UKIP will get nowhere, I actually have a bet with someone that they will have no further MPs beyond the two they currently have by defection. I anticipate they will poll relatively highly (i.e. above 10%), similarly the Greens who I don’t think will get a further seat. I suspect many will be jolly glad that UKIPs votes don’t convert into seats, perhaps fewer will be pleased when the same thing happens to the Greens for the same reason.

The likelihood is that no one party or even pair of parties (aside from Labour and Tory) will have sufficient seats to form a stable coalition. The key interesting thing is whether SNP or Liberal Democrats will have sufficient seats to make a coalition government, or at least a confidence-and-supply government with either Labour or Tory. It’s difficult to see the Liberal Democrats going for another round of coalition with the Tories with any enthusiasm, I see a fair chunk of the party being happy to try it with Labour. I’m not sure Labour will want coalition, they appear to have ruled it out absolutely with the SNP.

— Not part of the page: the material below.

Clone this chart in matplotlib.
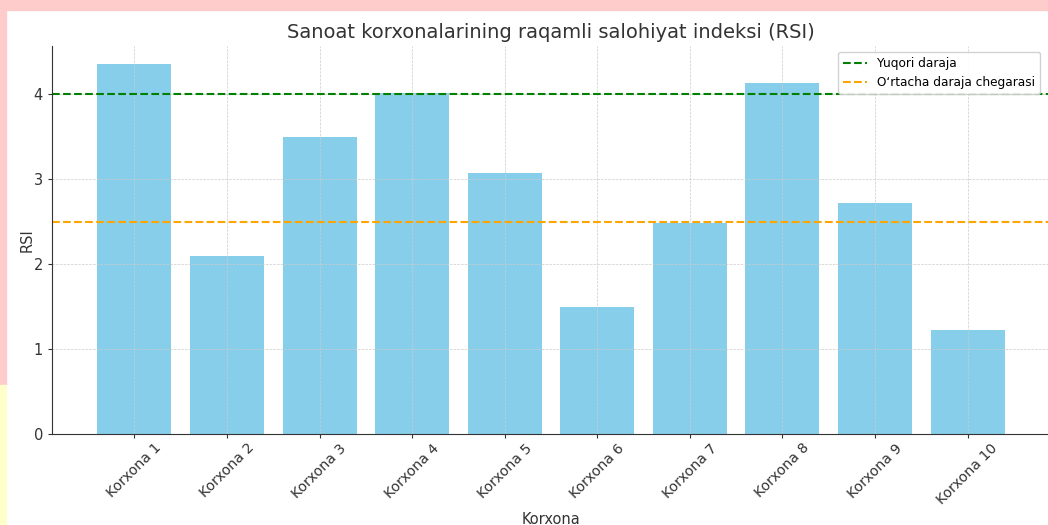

A Labour – SNP coalition would very definitely not be what we voted for, no English or Welsh voter could have voted for the SNP. The SNP is standing no candidates outside of Scotland. The party leader, Nicola Sturgeon, is not standing for a Westminster seat. The votes SNP MPs make in Westminster will often not effect their constituents, only those of English and Welsh constituents (see here). The SNP has shown little interest in matters south of the border other than to blame the English for all their woes, and to ensure that English students in Scottish universities pay English levels of fees whilst Scots, and indeed students from the rest of the EU, don’t. Not a happy guide as to how they might treat English interests in future. I can see a Labour-SNP coalition being quite damaging for Labour since I can imagine both Tories and Liberal Democrats will make a great deal of this lack of mandate.

Left thinking people, on the whole, appear happy with the electoral status quo. And so too do the Conservatives, the clue is in the name. But truly the Westminster system is broken, the Scots benefit from a fair degree of independence from Westminster with elections held using proportional systems at both local and national level. The rest of the UK could do with the same.